La valorisation de la biomasse ne doit pas non plus concerner le seul secteur végétal. « Il faut impliquer davantage le monde animal. Il faudrait une « association Chimie de l’animal », à l’instar de ce qui se fait en végétal. Il y a des marges de progrès qui ne sont pas exploitées aujourd’hui. Par exemple, les résidus d’abattoir pourraient être davantage valorisés. »

Selon AgriDées, le cadre réglementaire strict qui régit les sous-produits animaux issus des abattoirs pourrait être assoupli sans remettre en cause les précautions sanitaires pour éviter tout risque lié à l’ESB. « Il s’agit de valoriser des quantités plus importantes de ces coproduits en alimentation animale. Dans la catégorie des produits autorisés pour cet usage, des volumes importants de corps gras animaux sont exportés. De la même manière, de grandes quantités de protéines animales transformées sont aujourd’hui valorisées en aliments pour animaux de compagnie. Dans le contexte du plan protéines visant à renforcer l’autonomie protéique en nutrition animale, il convient de réorienter les utilisations des coproduits animaux autorisés en alimentation animale. »

Plus globalement, il faudrait « accompagner le changement d’échelle, en valorisant, non plus des petites quantités, mais des volumes plus conséquents ». Encore faut-il lever de nombreux freins réglementaires, notamment en matière de transport et de valorisation.

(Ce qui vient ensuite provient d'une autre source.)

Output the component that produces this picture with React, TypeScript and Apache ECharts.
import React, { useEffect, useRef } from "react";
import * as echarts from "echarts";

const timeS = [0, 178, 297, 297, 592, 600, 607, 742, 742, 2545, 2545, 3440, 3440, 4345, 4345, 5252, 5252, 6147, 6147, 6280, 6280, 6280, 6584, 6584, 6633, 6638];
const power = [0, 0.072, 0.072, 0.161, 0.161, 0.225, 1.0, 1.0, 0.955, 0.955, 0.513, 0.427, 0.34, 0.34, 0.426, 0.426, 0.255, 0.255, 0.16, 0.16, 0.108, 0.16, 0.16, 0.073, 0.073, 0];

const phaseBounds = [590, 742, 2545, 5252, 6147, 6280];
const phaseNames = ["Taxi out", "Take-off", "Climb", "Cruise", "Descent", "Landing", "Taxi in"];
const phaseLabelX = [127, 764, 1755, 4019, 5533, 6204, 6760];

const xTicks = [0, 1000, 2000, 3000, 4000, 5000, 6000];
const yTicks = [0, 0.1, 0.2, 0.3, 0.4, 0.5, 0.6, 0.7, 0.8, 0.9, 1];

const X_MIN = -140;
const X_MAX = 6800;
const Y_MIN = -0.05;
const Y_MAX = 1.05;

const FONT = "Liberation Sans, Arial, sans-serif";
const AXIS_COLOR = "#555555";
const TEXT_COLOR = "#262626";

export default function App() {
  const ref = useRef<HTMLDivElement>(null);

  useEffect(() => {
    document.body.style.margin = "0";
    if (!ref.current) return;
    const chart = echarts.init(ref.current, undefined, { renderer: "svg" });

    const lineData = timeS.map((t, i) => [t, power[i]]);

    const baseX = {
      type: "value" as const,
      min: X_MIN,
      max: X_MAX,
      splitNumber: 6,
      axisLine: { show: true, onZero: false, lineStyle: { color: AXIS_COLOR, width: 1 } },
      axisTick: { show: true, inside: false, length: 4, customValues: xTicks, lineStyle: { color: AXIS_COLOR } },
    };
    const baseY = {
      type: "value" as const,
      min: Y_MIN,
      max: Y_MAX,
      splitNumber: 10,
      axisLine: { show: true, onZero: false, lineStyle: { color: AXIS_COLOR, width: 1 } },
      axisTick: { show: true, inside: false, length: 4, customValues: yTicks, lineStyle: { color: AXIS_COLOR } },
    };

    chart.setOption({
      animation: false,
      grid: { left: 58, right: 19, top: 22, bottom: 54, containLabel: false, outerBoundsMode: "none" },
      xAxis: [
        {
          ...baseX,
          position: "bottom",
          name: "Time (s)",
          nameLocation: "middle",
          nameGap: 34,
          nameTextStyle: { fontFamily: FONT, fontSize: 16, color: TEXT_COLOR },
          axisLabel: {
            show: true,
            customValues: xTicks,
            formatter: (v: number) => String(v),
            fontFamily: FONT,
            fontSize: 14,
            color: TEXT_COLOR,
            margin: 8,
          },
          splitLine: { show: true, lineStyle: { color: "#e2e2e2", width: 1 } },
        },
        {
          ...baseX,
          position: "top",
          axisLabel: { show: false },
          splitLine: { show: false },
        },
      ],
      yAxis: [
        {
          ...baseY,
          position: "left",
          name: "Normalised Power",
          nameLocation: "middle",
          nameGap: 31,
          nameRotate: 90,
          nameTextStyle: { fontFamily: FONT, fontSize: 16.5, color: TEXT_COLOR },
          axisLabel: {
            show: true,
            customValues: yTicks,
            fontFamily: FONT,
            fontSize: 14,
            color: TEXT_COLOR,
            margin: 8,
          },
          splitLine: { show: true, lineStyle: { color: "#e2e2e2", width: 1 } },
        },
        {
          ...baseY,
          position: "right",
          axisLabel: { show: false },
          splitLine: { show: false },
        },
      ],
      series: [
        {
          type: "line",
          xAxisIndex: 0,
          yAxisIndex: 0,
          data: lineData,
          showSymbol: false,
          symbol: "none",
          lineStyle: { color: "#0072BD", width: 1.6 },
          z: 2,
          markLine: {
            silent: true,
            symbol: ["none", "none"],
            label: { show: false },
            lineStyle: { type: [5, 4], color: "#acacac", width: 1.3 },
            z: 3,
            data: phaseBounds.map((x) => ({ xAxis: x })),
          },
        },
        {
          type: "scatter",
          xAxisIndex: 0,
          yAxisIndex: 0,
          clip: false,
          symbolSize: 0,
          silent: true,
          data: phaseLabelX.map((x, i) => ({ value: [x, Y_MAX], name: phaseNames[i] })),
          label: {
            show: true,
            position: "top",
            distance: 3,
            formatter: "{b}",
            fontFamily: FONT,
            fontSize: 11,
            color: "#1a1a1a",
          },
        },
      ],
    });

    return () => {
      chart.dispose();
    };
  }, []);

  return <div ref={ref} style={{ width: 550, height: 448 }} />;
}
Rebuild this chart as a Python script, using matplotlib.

Sans oublier le volet de la communication et de la sensibilisation du grand public. « La bioéconomie, c’est sans doute très bien aux yeux du grand public. Mais concrètement, évoquer la question sociétale est nécessaire dans l’accompagnement de la bioéconomie. » De nombreux agriculteurs pionniers dans la valorisation de la biomasse, notamment via des méthaniseurs, et confrontés à l’hostilité du voisinage à l’égard de leur projet, peuvent en témoigner.